Authorizes States to allow accredited qualified organizations to acquire, hold, and manage Forest Legacy conservation easements with monitoring, enforcement, and reversion rules.
The bill expands state-level and accredited land-trust capacity and raises stewardship standards for conserving forestlands, but does so at the cost of potential landowner uncertainty, exclusion of smaller local trusts, and uneven state-level oversight.
State governments and accredited local land trusts can directly acquire Forest Legacy easements, increasing local capacity to conserve forestlands and speed up land protection efforts.
Nonprofit land trusts and rural communities will face stronger accountability because organizations must demonstrate monitoring and enforcement capacity, improving the likelihood of long‑term protection for conserved forestlands.
Nonprofits and state governments benefit from requiring accreditation (Land Trust Accreditation Commission or successor), which raises professional standards and public confidence in easement stewardship.
Private landowners—particularly in rural areas—could face uncertainty about property rights if conservation easement reversion rules trigger title transfers when an organization loses eligibility.

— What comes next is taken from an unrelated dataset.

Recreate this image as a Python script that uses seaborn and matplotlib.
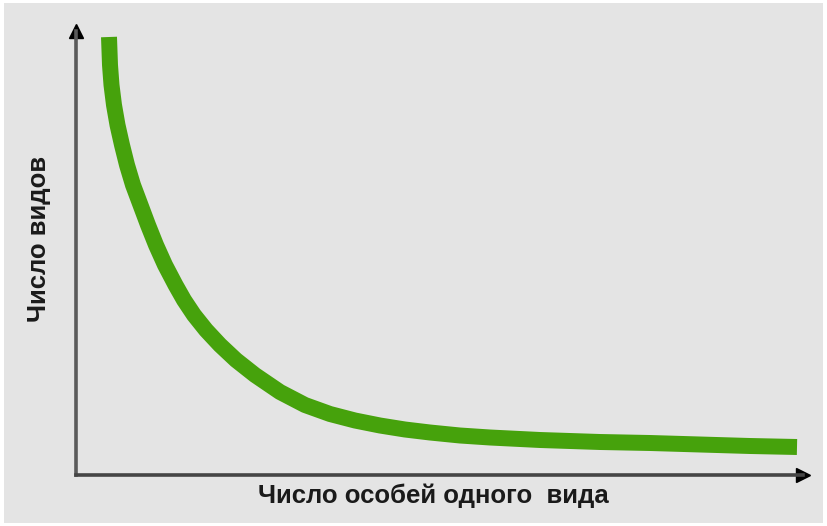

Smaller or unaffiliated local land trusts without accreditation or DOJ/IRS histories may be excluded from participating, limiting local conservation options and potentially concentrating control among larger organizations.
Shifting approval and oversight responsibilities to states could create inconsistent standards across states and add administrative burden for State agencies and the Forest Service, complicating program administration.
Based on analysis of 2 sections of legislative text.
Official title: To amend the Cooperative Forestry Assistance Act of 1978 to authorize States to approve certain organizations to acquire, hold, and manage conservation easements under the Forest Legacy Program, and for other purposes.
Introduced April 9, 2025 by John Garamendi · Last progress April 9, 2025
Allows States, if they request it, to let eligible nonprofit land trusts or similar "qualified organizations" hold, manage, and enforce Forest Legacy conservation easements instead of the Federal government. It sets eligibility rules, accreditation and monitoring requirements, conditions for reversion of title, and makes technical corrections to existing statutory text; it does not change funding levels.